Children spend 55 hours a week watching television and screens — now more, with smartphones — leaving them perhaps nine hours to construct a self. Parents know this is destructive but feel helpless because the screens solve immediate problems: the child is quiet, the parent can work. What is needed is not another app or screen-time limit but physical alternatives that fill the same function.
A subscription box service that delivers weekly kits of materials for self-directed projects: woodworking, electronics, cooking, sewing, repair, art, simple chemistry. No instructions beyond basic safety. No screens. No 'educational' framing. Just materials and problems. Accompanying the kit would be a brief guide for parents on how to tolerate the mess and frustration that real learning requires.
Rural and small-town communities are dying because young families leave for cities with better schools, but the schools in small towns are often superior in ways that cannot be measured — smaller classes, age-mixed activity, proximity to working adults, connection to land and local knowledge. Remote work makes it possible for families to live anywhere, but they do not know what they are missing.
A documentation and recruitment project that profiles small towns with strong informal education ecosystems — places where children still walk to school, where local tradespeople mentor youth, where the 4-H club or the volunteer fire department functions as an educational institution. Recruit remote-working families to these towns with honest accounts of what the education will include and what it will lack. Help towns articulate their educational assets.
Parents have been systematically excluded from knowledge about what their children are taught, how they are classified, and what invisible curriculum of obedience and caste they absorb. Schools operate as black boxes. Parents have surrendered judgment to certified experts who produce no results.

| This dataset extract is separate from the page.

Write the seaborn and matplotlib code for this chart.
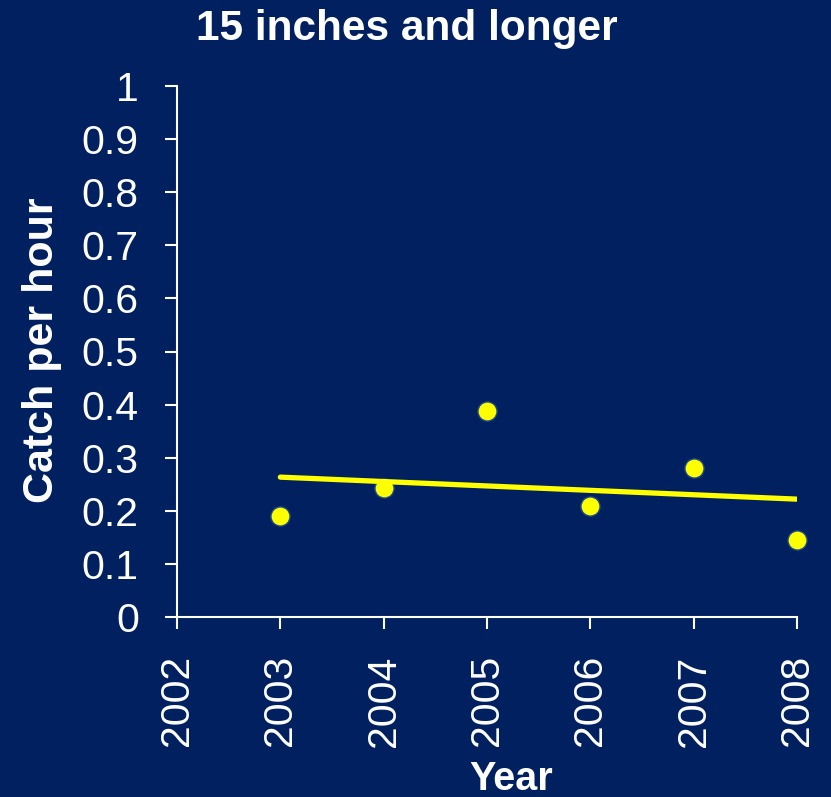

A practical toolkit and legal support network helping parents exercise their existing rights: to review curriculum, to examine testing protocols, to understand classification systems, to request accommodation, to opt out. Train parents to read their children's cumulative files, to understand what 'learning disabled' actually means in bureaucratic terms, to challenge classifications that serve the institution rather than the child.
American communities have lost the capacity to argue honestly with themselves. Political discourse is nationalized and abstract; local communities no longer practice the dialectical process that allows error to be corrected through face-to-face disagreement. Schools teach obedience to authority rather than the capacity to argue, dissent, and change one's mind.
A facilitator network that helps small communities revive the town meeting format — not for governance necessarily, but for practice in the dialectic. Monthly gatherings where a real local question is debated by people who must live with each other afterward. No experts. No moderators who enforce neutrality. Every person speaks, no one has final authority, error is corrected through argument over time.
Thousands of teachers are trapped inside institutions they recognize as psychopathic, collecting paychecks while believing they do more harm than good. They lack practical guidance on how to subvert the system from within without losing their jobs.
A practical manual — anonymous authorship, distributed through networks of sympathetic teachers — documenting specific sabotage techniques. How to send children on unauthorized apprenticeships. How to give them unsupervised time within the school day. How to ignore curriculum requirements that harm students. How to help parents understand classification systems. How to create community service programs without administrative approval. How to teach self-teaching rather than compliance. Each technique documented with the legal and career risks involved.